First, there are the primary item level forecasts, which support some kind of inventory replenishment process. Then, there are the summary forecasts needed by management to make new plans for the future or to compare to existing ones.

The primary forecasts are based on demand for an item or an item at a location. These forecasts will be used by our Inventory Planning to compute inventory targets and reorder rules. They are often passed to some other system like an ERP or home grown planning system for the same purpose. It is possible to use the system for planning only without primary forecasts for inventory management.

The secondary or other forecasts are those needed by management for planning. We help you develop custom group structures called pyramids or environments to give management information so they can review in their own terms and respond. Examples of the secondary or summary levels are product line, sales region or division so that management can see summarized data, often in financial terms like sales dollars.

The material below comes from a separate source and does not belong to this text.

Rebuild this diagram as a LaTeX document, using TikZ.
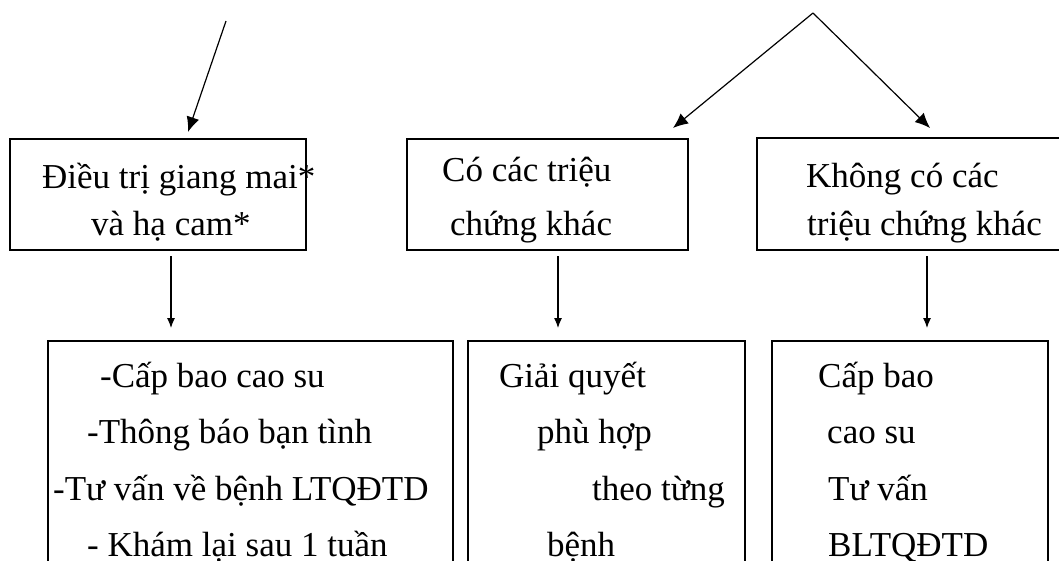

Very often the forecasts are oriented to a product by customer so the Marketing and Sales management can better work with them. These summarized forecasts can be modified and the results forced or allocated to the primary forecasts. An example of a typical company structure is shown below.

The structure above is an example that has evolved after several years of use. We help our customers plan the initial group structure to get started and then to evolve as other needs and uses emerge. The pyramid on the left has forecasts for regional sales at the bottom and they summarize into total product forecasts and total division, product line and so on. The total product forecast is the primary forecast used to plan manufacturing. The pyramid on the right results in a second summarization with region near the top so that forecasts can be reviewed by regional managers. The system is flexible and can easily be modified by you when things change.

  • Define Data to be Loaded

Define the data you need to load into the forecasting system and decide how you will load it. There are two main parts to the data. Three years of demand history is used to provide the basis for statistical forecasting. You can use customer orders, shipments or invoiced sales (or anything else) as the best estimate of demand history. The other data needed is anything that will be used in the grouping and summing process such as product line codes, unit prices and the like. Every month, new demand and updates to existing codes are loaded.

We support four ways of loading the data. You can supply a fixed format text file that contains everything needed. This usually requires a program to select and summarize the demand from your files or database. You can generate a standard CSV (comma separated values) file, an Excel spreadsheet or an XML (eXtended Markup Language) file from your database. The later three have the advantage of defining the order of the data presented in our system and limits workload for your IT staff.

  • Define Data Profile by using the Application

Sign on to the application system and create the profile for the environment or pyramid that you have defined. This involves entering descriptions for the data elements you will be loading. The result is a system that is configured to your company with appropriate data names in all places to ensure that the terminology used doesn't have to be changed or re-learned. Your data can be loaded to the system and you can begin forecasting.